Fastest pigeon doesn't get shot
Not in the mood for a dip? Look, I can't blame you. Given that the swimming water in Paris is mostly E. coli that's been slightly dampened by whatever space is left in the Seine for the water (allegedly), perhaps we should try getting our gold medal on dry land. And just for good measure, we'll use an animal to help us get it.
Live pigeon racing was an exhibition sport at the 1900 Olympics in Paris. (I know! Finally, a real sport). Just one slight catch: the same Olympics also included a pigeon shooting event, where competitors blasted as many live birds as possible out of the sky.
Again, I jest you not.
Unsurprisingly, the animal rights people weren't big fans of a sport that killed about 400 birds, and live animal shooting events never took off. And fair point, too, but notwithstanding my general pacifism, I'm fairly sure that, even in my unathletic prime, I could pass at least a few actual athletes on the track if the starting pistol was loaded.
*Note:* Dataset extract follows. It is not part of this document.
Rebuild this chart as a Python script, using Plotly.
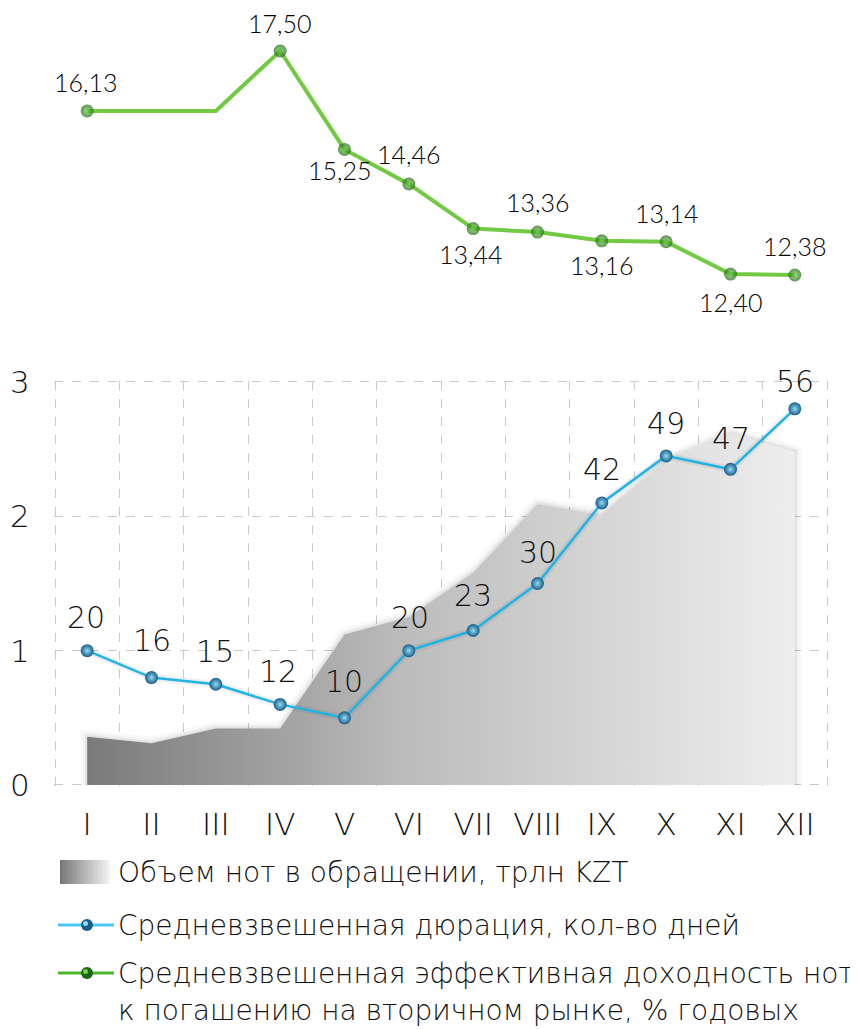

Just saying.
We didn't start the fire
While we're on the 1900 Paris Olympics, though, which by all accounts was an absolute trip, a few sources mention that Les Looney Toons Olympique of yesteryear also included firefighting as an exhibition sport that year in a move that I can only assume was just to see how far they could push their luck.
There's not much to report on this one.
The rules are written en francais (helpful), but roughly translate to describing a scenario in which a fire has broken out on the third floor of a six-storey building, and the aim of the game is to reach the people on floors five and six while performing (and excuse my French) "rescue and extinction".
Can't imagine why that didn't catch on.